Biblical Stewardship Principles
These biblical stewardship principles come from Bp. John A. M. Guernsey, our first bishop and a friend of ours at Christ Church. You may also be interested in listening to this audio recording of a lecture Bp. Guernsey gave at a stewardship conference several years ago when he was a part of the Episcopal Diocese of Virginia.
1. God is the giver of all that we have. What we possess is not earned, but is a gift from God.
Moses said to the people of Israel in the wilderness, before they went into the land of milk and honey, “Beware lest you say in your heart, ‘My power and the might of my hand have gotten me this wealth.’ You shall remember the Lord your God, for it is he who gives you power to get wealth.” (Deuteronomy 8:17-18)
Paul writes to the Christians in Corinth, “What have you that you did not receive? If then you received it, why do you boast as if it were not a gift?” (1 Corinthians 4:7)
2. We are accountable to God for what we do with what he has given to us. We are managers, not owners.
In the parable of the talents, ‘After a long time the master of those servants came and settled accounts with them.” To two of the servants he said, “Well done, good and faithful servant; you have been faithful over a little, I will set you over much; enter into the joy of your master.” But to the third he said, “You wicked and slothful servant!…So take the talent away from him and give it to him who has the ten talents.” (Matthew 25:14-30)
As Paul puts it, “It is required of stewards that they be found trustworthy.” (1 Corinthians 4:2)
3. One aspect of being a trustworthy steward is giving. Our decisions about possessions are spiritual decisions. Giving brings us closer to God.
Jesus said, “Fear not, little flock, for it is your Father’s good pleasure to give you the kingdom. Sell your possessions, and give alms; provide yourselves with purses that do not grow old, with a treasure in the heavens that does not fail, where no thief approaches and no moth destroys. For where your treasure is, there will your heart be also.” (Luke 12:32-34)
4. As we give, we are called to tithe, to return 10% of what he gives us.
“All the tithe of the land, whether of the seed of the land or of the fruit of the trees, is the Lord’s; it is holy to the Lord.” (Leviticus 27:30)
Jesus said, “Woe to you Pharisees! For you tithe mint and rue and every herb, and neglect justice and the love of God; these you ought to have done, without neglecting the others.” (Luke 11:42)

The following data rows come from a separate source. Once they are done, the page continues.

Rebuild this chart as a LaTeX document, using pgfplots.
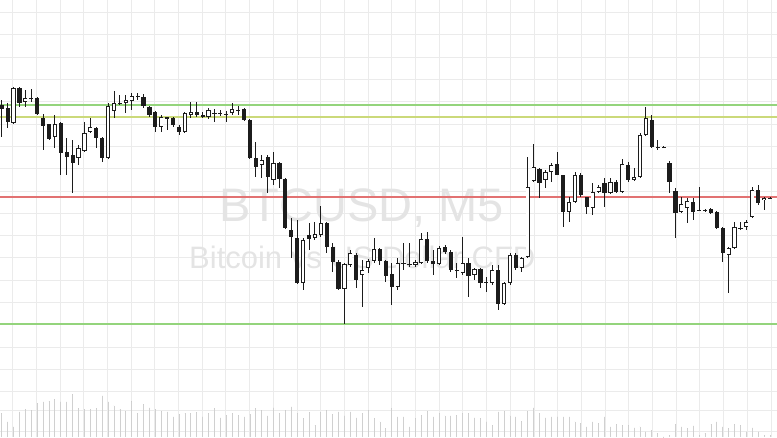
\documentclass[border=0pt]{standalone}
\usepackage{pgfplots}
\usepackage{pgfplotstable}
\usepackage{fontspec}
\setmainfont{Liberation Sans}
\pgfplotsset{compat=1.18}
\definecolor{gridc}{HTML}{EBEBEB}
\definecolor{wmark}{HTML}{E4E4E4}
\definecolor{greenl}{HTML}{94D47C}
\definecolor{olivel}{HTML}{CBD97A}
\definecolor{redl}{HTML}{E27272}
\definecolor{volc}{HTML}{D0D0D0}
\definecolor{candle}{HTML}{1C1C1C}
\pgfplotsset{errline/.style={only marks, mark=*, mark size=0pt, mark options={draw=none, fill=none},
  error bars/.cd, y dir=plus, y explicit, error mark=none}}
% i = candle index, o h l c = open/high/low/close read as pixel rows (top = 0), v = volume height
\pgfplotstableread{
i o h l c v
0 105 100 137 109 23.7
1 108 103 128 122 15.3
2 123 87 124 88 10.3
3 88 87 107 103 25.3
4 102 90 107 98 28
5 98 89 102 98 27
6 98 97 115 114 33.7
7 118 114 150 126 35.3
8 124 124 140 139 36
9 137 115 148 124 38
10 123 122 175 153 35.3
11 152 138 175 157 35.3
12 155 140 193 163 42.7
13 158 145 165 148 28.7
14 151 122 152 133 28
15 132 118 133 127 28
16 128 127 148 138 28.7
17 138 137 162 158 41.3
18 158 103 159 106 35.3
19 111 91 118 103 31.3
20 103 95 105 103 28
21 103 95 113 100 26
22 101 93 110 96 36
23 96 93 100 97 23.7
24 97 94 108 106 32.7
25 107 106 117 115 29.3
26 112 111 132 127 28
27 127 115 132 117 26
28 117 117 130 119 25.3
29 118 117 127 125 20.3
30 127 125 135 132 22.7
31 132 112 133 113 23.7
32 115 102 118 112 23.7
33 112 102 117 115 24.7
34 115 112 118 117 20.3
35 117 108 119 110 23.7
36 113 109 122 113 28.7
37 113 110 116 113 19.3
38 114 111 122 114 22
39 113 103 115 109 23.7
40 110 106 115 110 22
41 109 108 121 120 20.3
42 120 119 159 158 22.7
43 158 142 177 167 28.7
44 165 155 178 160 27
45 157 155 193 177 21.3
46 180 152 185 163 29.3
47 163 162 188 179 23.7
48 179 178 229 228 27
49 230 218 258 237 30.3
50 238 220 284 283 23.7
51 283 238 290 240 18.7
52 235 223 250 239 24.7
53 238 222 240 234 12
54 235 206 237 223 24.7
55 223 222 253 247 27
56 247 243 272 262 22.7
57 262 260 290 289 25.3
58 289 263 324 264 21.3
59 265 250 267 253 25.3
60 255 253 288 280 19.3
61 275 260 307 270 23.7
62 268 259 273 261 27
63 261 238 263 249 18.7
64 249 248 265 261 15.3
65 261 260 282 276 8.7
66 274 263 305 287 28.7
67 287 258 290 263 20.3
68 263 243 270 263 20.3
69 264 243 267 264 10.3
70 265 260 267 262 18.7
71 263 233 264 239 22
72 239 232 263 261 26
73 261 250 275 264 20.3
74 264 246 265 248 23.7
75 247 245 254 252 21.3
76 252 250 272 270 21.3
77 270 263 278 270 22
78 273 237 275 263 23.7
79 263 258 297 276 23.7
80 275 268 280 269 19.3
81 269 268 288 283 18.7
82 282 277 292 282 15.3
83 283 265 285 270 12
84 270 265 310 304 25.3
85 304 282 305 283 26
86 283 253 285 255 21.3
87 255 253 270 268 20.3
88 268 257 272 258 16
89 257 157 258 187 26
90 181 144 182 167 29.3
91 169 168 198 183 23.7
92 180 170 188 172 19.3
93 172 163 182 165 20.3
94 164 152 175 175 20.3
95 175 175 227 212 20.3
96 212 197 222 202 20.3
97 202 172 203 175 15.3
98 175 173 197 195 13.7
99 197 197 214 207 10.3
100 208 183 215 192 15.3
101 192 185 193 187 13.7
102 183 178 207 193 20.3
103 193 178 194 182 10.3
104 182 180 193 192 12.7
105 192 159 193 164 12
106 165 162 182 180 12
107 180 168 181 177 9.3
108 177 133 178 135 10.3
109 135 107 136 118 5.3
110 120 115 148 147 7
111 147 140 150 147 3.7
112 147 146 148 147 0.3
113 163 161 193 182 2
114 191 188 238 213 12.7
115 212 197 213 204 10.3
116 208 198 223 201 8.7
117 202 198 220 212 11.3
118 210 187 211 210 2
119 210 209 212 210 3.7
120 209 208 214 213 12.7
121 212 211 229 228 15.3
122 228 227 262 253 10.3
123 255 247 293 248 8.7
124 248 222 249 227 12.7
125 228 222 230 228 12
126 227 220 230 222 5.3
127 217 187 218 190 9.3
128 190 185 205 203 5.3
129 200 197 210 198 2
130 198 197 199 198 2
}\candles
\begin{document}
\begin{tikzpicture}
\begin{axis}[
  scale only axis, width=777pt, height=437pt,
  xmin=0, xmax=777, ymin=0, ymax=437, y dir=reverse,
  axis line style={draw=none},
  major tick length=0pt,
  xtick={12.5,36.2,...,780}, ytick={12.5,34.8,...,392,410.5,431.5},
  xticklabels={}, yticklabels={},
  grid=major, major grid style={gridc, line width=0.8pt},
  clip=true,
]
% watermark
\node[anchor=base west, inner sep=0pt, text=wmark, font=\fontsize{47}{47}\selectfont] at (axis cs:219,221) {BTCUSD, M5};
\node[anchor=base west, inner sep=0pt, text=wmark, font=\fontsize{31}{31}\selectfont] at (axis cs:189,268) {Bitcoin vs US Dollar CFD};
% level lines
\addplot[greenl, line width=1.1pt] coordinates {(0,105) (777,105)};
\addplot[olivel, line width=1.1pt] coordinates {(0,117) (777,117)};
\addplot[redl, line width=1.1pt] coordinates {(0,197) (777,197)};
\addplot[greenl, line width=1.1pt] coordinates {(0,324) (777,324)};
% volume
\addplot[errline, error bar style={volc, line width=0.8pt}]
  table[x expr=1.7+5.91*\thisrow{i}, y expr=437-\thisrow{v}, y error expr=\thisrow{v}] {\candles};
% wicks
\addplot[errline, error bar style={candle, line width=0.9pt}]
  table[x expr=1.7+5.91*\thisrow{i}, y=h, y error expr=\thisrow{l}-\thisrow{h}] {\candles};
% bodies (outline / bear fill)
\addplot[errline, error bar style={candle, line width=4.2pt}]
  table[x expr=1.7+5.91*\thisrow{i}, y expr={min(\thisrow{o},\thisrow{c})},
        y error expr={max(abs(\thisrow{c}-\thisrow{o}),1.2)}] {\candles};
% bull interior
\addplot[errline, error bar style={white, line width=2.6pt}]
  table[x expr=1.7+5.91*\thisrow{i},
        y expr={\thisrow{c}<\thisrow{o}-1.5 ? \thisrow{c}+0.8 : nan},
        y error expr={\thisrow{o}-\thisrow{c}-1.6}] {\candles};
\end{axis}
\pgfresetboundingbox
\useasboundingbox (current axis.south west) rectangle (current axis.north east);
\end{tikzpicture}
\end{document}
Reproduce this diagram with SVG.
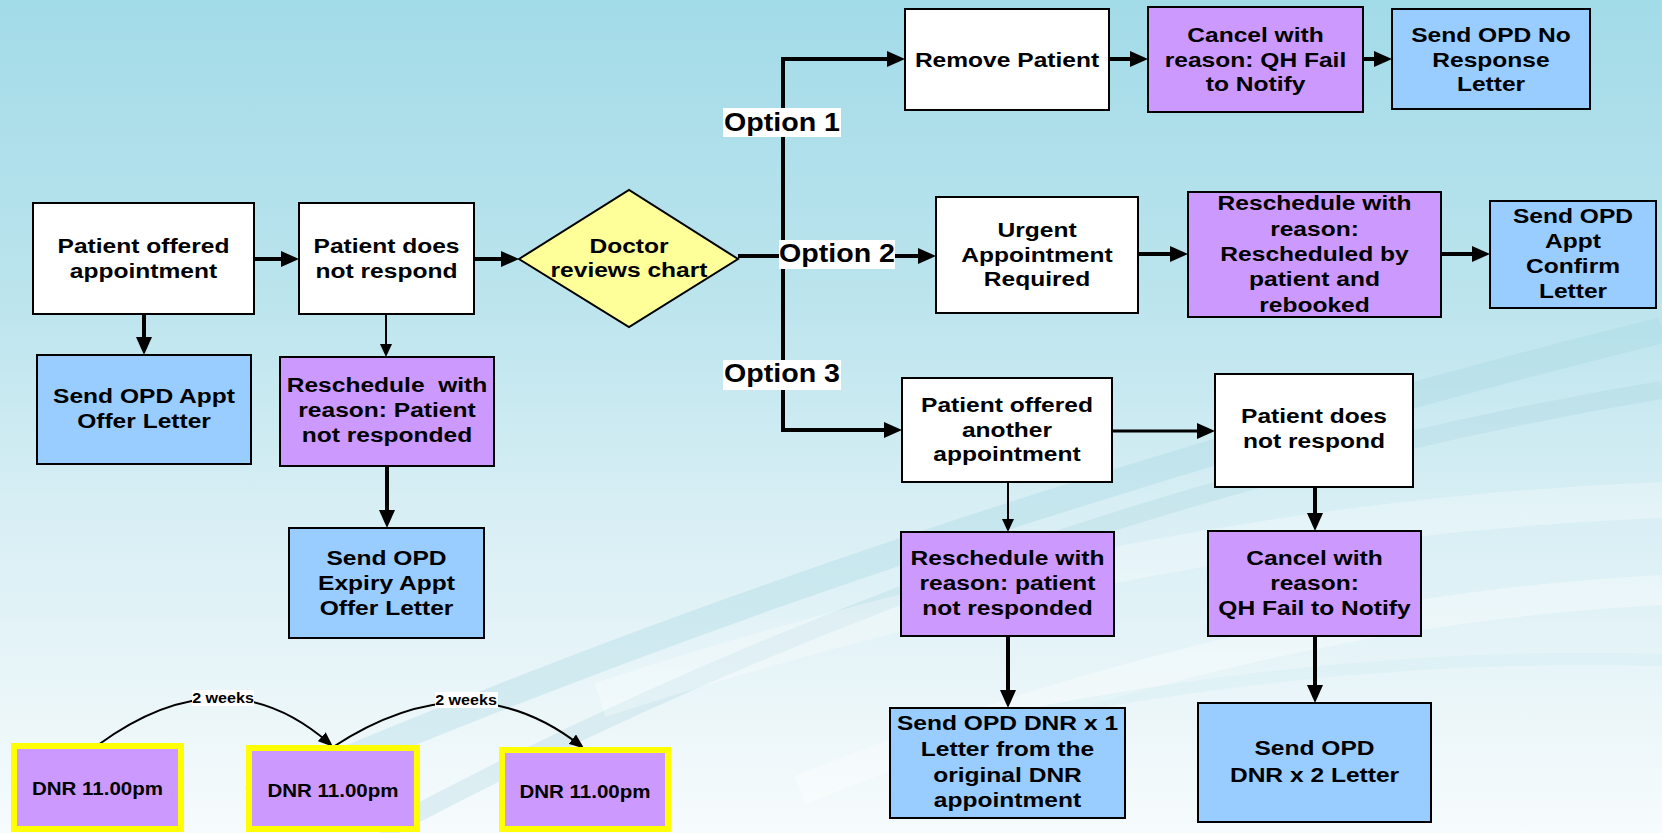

5. The motive for giving to God is thankfulness. God wants us to give with joy.
“What shall I render to the Lord for all his bounty to me?…I will offer to you the sacrifice of thanksgiving.” (Psalm 116:12, 17)
“Each one must do as he has made up his own mind, not reluctantly or under compulsion, for God loves a cheerful giver.” (2 Corinthians 9:7)
6. God calls us to give so that we might experience the quality of life that he wants for us.
Moses said, “Be careful to heed all these words which I command you, that it may go well with you and your children after you for ever, when you do what is good and right in the sight of the Lord your God.” (Deuteronomy 12:28)
7. After we know why we give, then we can focus on the ones who receive what we give to the Lord.
“You shall give to your [poor brother] freely, and your heart shall not be grudging when you give to him; because for this the Lord your God will bless you in all your work and in all that you undertake. For the poor will never cease out of the land; therefore I command you, You shall open wide your hand to your brother, to the needy and to the poor, in the land.” (Deuteronomy 15:10-11)
“You will be enriched in every way for great generosity, which through us will produce thanksgiving to God; for the rendering of this service not only supplies the wants of the saints, but also overflows in many thanksgivings to God.” (2 Corinthians 9:11-12)
Principles of a Parish Stewardship Program
1. There is committed leadership. The stewardship commitment of the congregation will never exceed the communicated stewardship commitment of the Clergy and Vestry.
2. The Clergy are committed to giving out of thankfulness, with the Biblical tithe as the minimum standard for their own giving.
3. All members of the Vestry are committed to giving out of thankfulness, with the Biblical tithe as the minimum standard for their own giving.
4. The budget is not presented as the basis for giving; pledges are not sought to meet the budget.
5. There is a commitment to increase the percentage of the budget for mission outreach outside the congregation, with the goal of “50-50 giving.”
6. There are identified financial mission goals for the congregation, based on answering the question, “What is Jesus Christ calling our church to do?”
7. There is in-depth stewardship education throughout the year. This is done through as many vehicles as possible: preaching, teaching in a variety of contexts, lay witnesses, newsletters, new member classes, special seminars, etc.
8. Annually, there is a renewal of commitment to these principles and evaluation and redesign of the education program.